Sergio A. Silverio

Academic Psychologist
King's College London
United Kingdom

Sergio A. Silverio

Sergio A. Silverio is an academic Psychologist with a research interest in women’s mental health over the lifecourse. He first read for a Masters in Psychological Sciences at the University of Liverpool, where he specialised in Clinical and Health Psychology. His work at the University of Liverpool focused on key life transitions such as pregnancy, motherhood, and widowhood. Here, he developed an interest in Lifecourse Analysis and qualitative methods and was trained in Grounded Theory – a methodology he later employed to analyse his thesis data. This work explored the experiences of never married older women’s gender identity and social networks and attracted critical acclaim from The British Psychological Society.

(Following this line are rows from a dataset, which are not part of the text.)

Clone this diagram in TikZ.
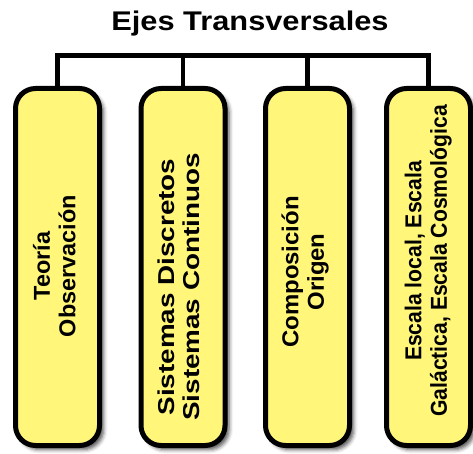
\documentclass[tikz,border=0pt]{standalone}
\usepackage{fontspec}
\setmainfont{Liberation Sans}
\usetikzlibrary{shadows.blur}
\definecolor{boxyellow}{RGB}{255,246,122}
\tikzset{
  axisbox/.style={draw=black, line width=5pt, fill=boxyellow, rounded corners=20pt,
    minimum width=84pt, minimum height=357pt, inner sep=0pt,
    blur shadow={shadow xshift=4pt, shadow yshift=-4pt, shadow blur radius=4pt, shadow opacity=70}},
  axistext/.style={rotate=90, inner sep=0pt, font=\bfseries\fontsize{23}{25.5}\selectfont, align=center},
  conn/.style={line width=4.5pt, black},
  titletext/.style={font=\bfseries\fontsize{27}{30}\selectfont, inner sep=0pt}
}
\begin{document}
\begin{tikzpicture}[x=1pt, y=-1pt]
\useasboundingbox (0,0) rectangle (473,454);
\node[titletext, anchor=base] (title) at (250,31) {\scalebox{1.14}[1]{Ejes Transversales}};
\coordinate (bar) at (0,55.5);
\node[axisbox] (b1) at (57.5,267) {};
\node[axisbox] (b2) at (183,267) {};
\node[axisbox] (b3) at (307.5,267) {};
\node[axisbox] (b4) at (428.5,267) {};
\draw[conn] (b1.north) -- (b1.north |- bar) -- (b4.north |- bar) -- (b4.north);
\draw[conn] (b2.north) -- (b2.north |- bar);
\draw[conn] (b3.north) -- (b3.north |- bar);
\node[axistext] (t1) at (57.5,266) {\scalebox{1.02}[1]{\begin{tabular}{@{}c@{}}Teoría\\Observación\end{tabular}}};
\node[axistext] (t2) at (182,287) {\scalebox{1.21}[1]{\begin{tabular}{@{}c@{}}Sistemas Discretos\\Sistemas Continuos\end{tabular}}};
\node[axistext] (t3) at (306,272) {\scalebox{1.04}[1]{\begin{tabular}{@{}c@{}}Composición\\Origen\end{tabular}}};
\node[axistext] (t4) at (429,261) {\scalebox{0.92}[1]{\begin{tabular}{@{}c@{}}Escala local, Escala\\Galáctica, Escala Cosmológica\end{tabular}}};
\end{tikzpicture}
\end{document}
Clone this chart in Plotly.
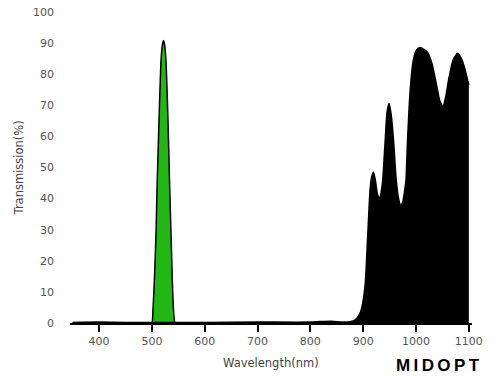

Since graduating, Sergio has worked within various academic departments, most notably as a Research Assistant in Qualitative Methods at the University College London’s Elizabeth Garrett Anderson Institute for Women’s Health where he is now an Honorary Research Fellow, and as a Research Assistant in Qualitative Analysis of Women’s Health at the Department of Women & Children’s Health, King’s College London, before being promoted to Research Associate in Social Science of Women’s Health. Most recently, he has been made an Honorary Fellow at the University of Liverpool’s Department of Psychology, where he first trained as a Psychologist, and has read for a Master’s in Psychological and Psychiatric Anthropology, completing a thesis entitled: ‘Anxiety and the Antenatal Clinic’, which won the Society for Reproductive and Infant Psychology 40th Anniversary Thesis Prize.

As an academic Psychologist, most of his research focuses on the qualitative experience of women’s identity changes over the lifecourse. He adopts a critical female psychology lens, which enables him to focus on and the psychological, social, and emotional impacts caused by these key life transitions. Having worked on various research projects, with mainly qualitative data, he have become an experienced qualitative researcher with particular expertise in in-depth interviewing on sensitive topics and inductive analytical methodologies. He holds both national and international collaborations, covering work which involves – at one end – embracing critical psychology perspectives to contribute new theoretical bases for research, and – at the other – adopting formal evaluative frameworks to influence, adapt, and transform policy.